> [Input records]
-----

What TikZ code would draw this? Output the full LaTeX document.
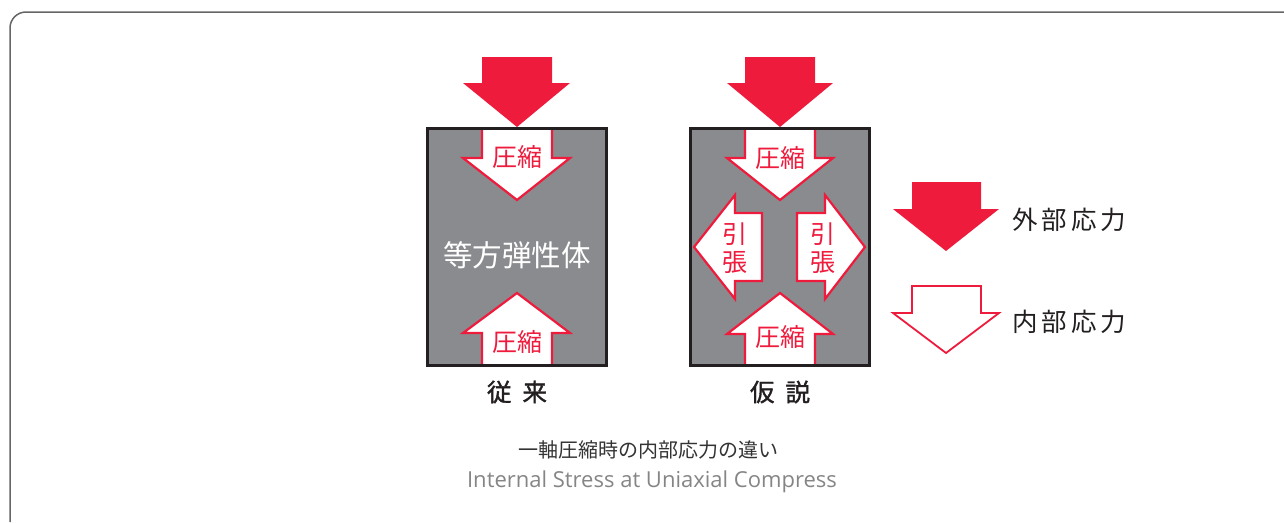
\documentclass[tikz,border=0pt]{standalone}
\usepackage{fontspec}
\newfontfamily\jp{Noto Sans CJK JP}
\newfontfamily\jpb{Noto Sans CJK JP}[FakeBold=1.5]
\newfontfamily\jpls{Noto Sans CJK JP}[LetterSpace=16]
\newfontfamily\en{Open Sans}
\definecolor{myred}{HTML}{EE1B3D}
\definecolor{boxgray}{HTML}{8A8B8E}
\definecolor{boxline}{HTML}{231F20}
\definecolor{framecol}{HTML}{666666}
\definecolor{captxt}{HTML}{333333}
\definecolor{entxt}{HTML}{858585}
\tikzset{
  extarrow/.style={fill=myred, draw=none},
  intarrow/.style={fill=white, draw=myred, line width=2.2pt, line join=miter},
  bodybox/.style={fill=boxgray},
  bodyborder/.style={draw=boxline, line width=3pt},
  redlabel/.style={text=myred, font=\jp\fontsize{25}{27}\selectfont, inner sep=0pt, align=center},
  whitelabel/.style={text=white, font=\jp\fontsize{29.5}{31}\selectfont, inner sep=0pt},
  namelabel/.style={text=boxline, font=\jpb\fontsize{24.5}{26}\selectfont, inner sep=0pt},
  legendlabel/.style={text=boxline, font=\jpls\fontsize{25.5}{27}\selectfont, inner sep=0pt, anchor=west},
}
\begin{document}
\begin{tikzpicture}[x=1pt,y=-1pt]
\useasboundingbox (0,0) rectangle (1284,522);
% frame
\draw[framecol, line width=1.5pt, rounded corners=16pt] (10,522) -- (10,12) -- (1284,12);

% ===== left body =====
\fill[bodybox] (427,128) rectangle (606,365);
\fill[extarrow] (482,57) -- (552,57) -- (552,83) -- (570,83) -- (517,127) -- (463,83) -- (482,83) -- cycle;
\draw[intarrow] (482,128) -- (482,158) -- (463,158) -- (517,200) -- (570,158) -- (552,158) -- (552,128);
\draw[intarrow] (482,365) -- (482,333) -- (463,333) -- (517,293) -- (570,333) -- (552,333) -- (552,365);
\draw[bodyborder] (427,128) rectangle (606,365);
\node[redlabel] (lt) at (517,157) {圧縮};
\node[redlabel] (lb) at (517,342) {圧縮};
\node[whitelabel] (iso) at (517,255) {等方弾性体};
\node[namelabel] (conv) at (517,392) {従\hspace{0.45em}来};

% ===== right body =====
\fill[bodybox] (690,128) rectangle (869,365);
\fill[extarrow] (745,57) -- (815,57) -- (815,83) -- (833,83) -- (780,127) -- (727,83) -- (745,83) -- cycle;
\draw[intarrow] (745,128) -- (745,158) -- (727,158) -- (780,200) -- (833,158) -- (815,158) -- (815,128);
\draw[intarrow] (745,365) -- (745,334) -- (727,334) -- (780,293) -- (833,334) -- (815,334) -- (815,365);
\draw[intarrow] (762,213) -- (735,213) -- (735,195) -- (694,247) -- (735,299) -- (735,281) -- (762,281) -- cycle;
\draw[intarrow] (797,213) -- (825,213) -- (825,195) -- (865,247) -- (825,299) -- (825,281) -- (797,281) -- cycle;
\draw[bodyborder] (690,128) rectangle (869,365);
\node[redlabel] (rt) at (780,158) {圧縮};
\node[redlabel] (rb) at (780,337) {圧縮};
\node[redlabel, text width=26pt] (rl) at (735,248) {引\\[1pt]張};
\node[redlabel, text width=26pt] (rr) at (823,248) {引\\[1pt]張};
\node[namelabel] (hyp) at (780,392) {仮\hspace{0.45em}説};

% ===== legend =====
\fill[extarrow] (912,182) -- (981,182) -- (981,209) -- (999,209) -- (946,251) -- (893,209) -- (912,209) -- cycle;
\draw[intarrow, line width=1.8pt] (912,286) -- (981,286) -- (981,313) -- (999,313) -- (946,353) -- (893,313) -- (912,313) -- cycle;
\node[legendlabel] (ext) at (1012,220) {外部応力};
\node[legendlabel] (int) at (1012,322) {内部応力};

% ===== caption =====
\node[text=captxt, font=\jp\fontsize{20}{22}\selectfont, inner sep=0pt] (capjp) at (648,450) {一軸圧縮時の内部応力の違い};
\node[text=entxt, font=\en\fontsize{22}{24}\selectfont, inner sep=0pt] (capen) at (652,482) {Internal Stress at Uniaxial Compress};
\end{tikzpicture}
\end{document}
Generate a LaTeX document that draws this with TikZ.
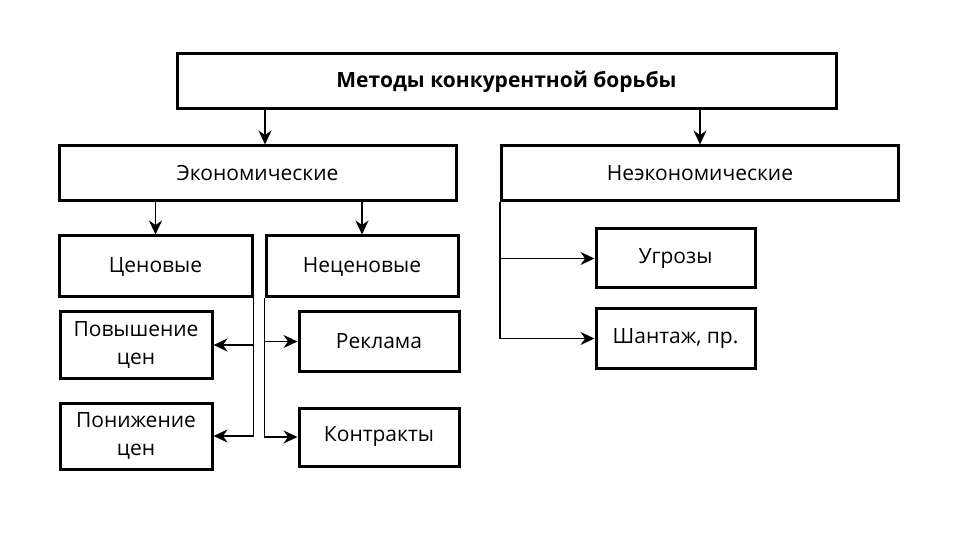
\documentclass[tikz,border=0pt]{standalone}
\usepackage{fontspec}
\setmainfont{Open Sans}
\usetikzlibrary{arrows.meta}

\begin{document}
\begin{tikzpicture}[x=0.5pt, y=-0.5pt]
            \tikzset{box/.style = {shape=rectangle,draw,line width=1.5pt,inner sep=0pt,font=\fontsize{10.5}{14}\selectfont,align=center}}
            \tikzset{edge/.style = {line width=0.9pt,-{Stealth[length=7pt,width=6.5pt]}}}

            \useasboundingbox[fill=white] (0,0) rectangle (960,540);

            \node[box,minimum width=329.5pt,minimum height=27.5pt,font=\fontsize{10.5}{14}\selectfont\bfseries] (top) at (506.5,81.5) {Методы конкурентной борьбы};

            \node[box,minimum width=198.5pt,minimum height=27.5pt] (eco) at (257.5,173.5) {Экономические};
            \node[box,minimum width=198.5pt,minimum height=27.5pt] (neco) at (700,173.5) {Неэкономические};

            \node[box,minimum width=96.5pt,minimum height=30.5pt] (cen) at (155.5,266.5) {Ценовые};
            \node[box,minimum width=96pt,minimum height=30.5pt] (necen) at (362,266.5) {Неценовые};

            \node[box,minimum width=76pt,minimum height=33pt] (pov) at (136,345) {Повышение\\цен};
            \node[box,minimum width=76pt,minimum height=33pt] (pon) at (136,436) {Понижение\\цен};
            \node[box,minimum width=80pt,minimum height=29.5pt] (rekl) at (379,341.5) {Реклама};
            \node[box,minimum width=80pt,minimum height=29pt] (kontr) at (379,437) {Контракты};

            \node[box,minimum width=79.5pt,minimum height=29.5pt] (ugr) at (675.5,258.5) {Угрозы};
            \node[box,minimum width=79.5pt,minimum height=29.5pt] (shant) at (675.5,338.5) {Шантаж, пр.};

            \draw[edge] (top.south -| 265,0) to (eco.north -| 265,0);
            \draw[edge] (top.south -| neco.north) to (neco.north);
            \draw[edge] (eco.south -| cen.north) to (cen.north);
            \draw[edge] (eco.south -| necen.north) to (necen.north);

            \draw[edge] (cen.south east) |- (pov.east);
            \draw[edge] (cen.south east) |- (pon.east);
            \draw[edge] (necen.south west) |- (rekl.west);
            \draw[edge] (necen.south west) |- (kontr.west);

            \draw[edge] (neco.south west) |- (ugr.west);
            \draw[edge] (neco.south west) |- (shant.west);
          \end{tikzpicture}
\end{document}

-----

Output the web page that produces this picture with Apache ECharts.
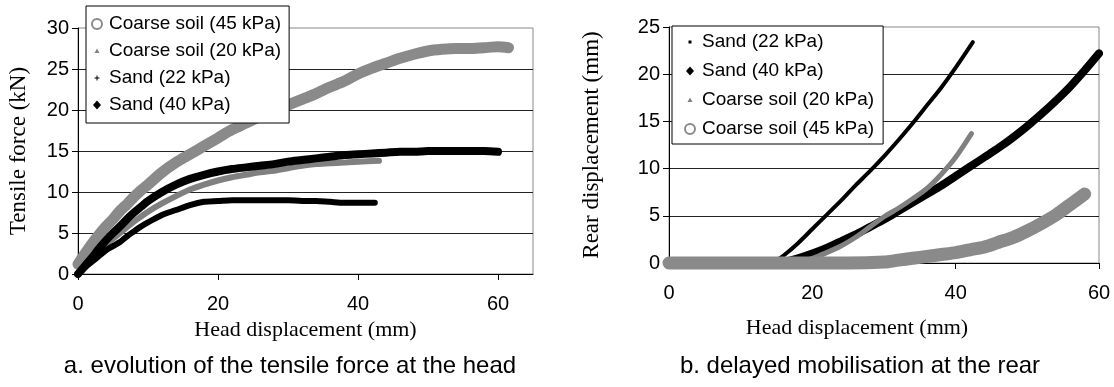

-----

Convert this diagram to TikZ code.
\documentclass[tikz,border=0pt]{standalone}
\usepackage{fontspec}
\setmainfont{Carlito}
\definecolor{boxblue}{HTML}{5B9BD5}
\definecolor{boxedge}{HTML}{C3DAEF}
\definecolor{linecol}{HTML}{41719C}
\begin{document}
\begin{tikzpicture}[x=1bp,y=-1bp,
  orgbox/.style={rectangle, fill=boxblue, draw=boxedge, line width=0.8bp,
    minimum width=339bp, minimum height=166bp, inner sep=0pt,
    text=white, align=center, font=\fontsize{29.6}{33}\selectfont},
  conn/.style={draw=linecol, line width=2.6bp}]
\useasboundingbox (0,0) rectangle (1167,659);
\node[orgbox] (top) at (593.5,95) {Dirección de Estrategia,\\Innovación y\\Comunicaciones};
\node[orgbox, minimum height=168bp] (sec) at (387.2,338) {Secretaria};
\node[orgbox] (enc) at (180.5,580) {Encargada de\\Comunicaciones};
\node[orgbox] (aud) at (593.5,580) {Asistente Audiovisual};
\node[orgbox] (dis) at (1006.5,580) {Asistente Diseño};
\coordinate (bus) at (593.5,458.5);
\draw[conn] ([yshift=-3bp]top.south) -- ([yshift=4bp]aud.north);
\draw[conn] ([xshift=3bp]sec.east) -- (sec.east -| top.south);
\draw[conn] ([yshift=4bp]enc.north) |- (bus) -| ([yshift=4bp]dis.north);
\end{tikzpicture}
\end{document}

-----

> [Stated exercise] Give back exactly the lines from the one containing "What TikZ code" to the one containing "(conv) at (517,392)", both included, and no pictures.

> [Exercise result]
What TikZ code would draw this? Output the full LaTeX document.
\documentclass[tikz,border=0pt]{standalone}
\usepackage{fontspec}
\newfontfamily\jp{Noto Sans CJK JP}
\newfontfamily\jpb{Noto Sans CJK JP}[FakeBold=1.5]
\newfontfamily\jpls{Noto Sans CJK JP}[LetterSpace=16]
\newfontfamily\en{Open Sans}
\definecolor{myred}{HTML}{EE1B3D}
\definecolor{boxgray}{HTML}{8A8B8E}
\definecolor{boxline}{HTML}{231F20}
\definecolor{framecol}{HTML}{666666}
\definecolor{captxt}{HTML}{333333}
\definecolor{entxt}{HTML}{858585}
\tikzset{
  extarrow/.style={fill=myred, draw=none},
  intarrow/.style={fill=white, draw=myred, line width=2.2pt, line join=miter},
  bodybox/.style={fill=boxgray},
  bodyborder/.style={draw=boxline, line width=3pt},
  redlabel/.style={text=myred, font=\jp\fontsize{25}{27}\selectfont, inner sep=0pt, align=center},
  whitelabel/.style={text=white, font=\jp\fontsize{29.5}{31}\selectfont, inner sep=0pt},
  namelabel/.style={text=boxline, font=\jpb\fontsize{24.5}{26}\selectfont, inner sep=0pt},
  legendlabel/.style={text=boxline, font=\jpls\fontsize{25.5}{27}\selectfont, inner sep=0pt, anchor=west},
}
\begin{document}
\begin{tikzpicture}[x=1pt,y=-1pt]
\useasboundingbox (0,0) rectangle (1284,522);
% frame
\draw[framecol, line width=1.5pt, rounded corners=16pt] (10,522) -- (10,12) -- (1284,12);

% ===== left body =====
\fill[bodybox] (427,128) rectangle (606,365);
\fill[extarrow] (482,57) -- (552,57) -- (552,83) -- (570,83) -- (517,127) -- (463,83) -- (482,83) -- cycle;
\draw[intarrow] (482,128) -- (482,158) -- (463,158) -- (517,200) -- (570,158) -- (552,158) -- (552,128);
\draw[intarrow] (482,365) -- (482,333) -- (463,333) -- (517,293) -- (570,333) -- (552,333) -- (552,365);
\draw[bodyborder] (427,128) rectangle (606,365);
\node[redlabel] (lt) at (517,157) {圧縮};
\node[redlabel] (lb) at (517,342) {圧縮};
\node[whitelabel] (iso) at (517,255) {等方弾性体};
\node[namelabel] (conv) at (517,392) {従\hspace{0.45em}来};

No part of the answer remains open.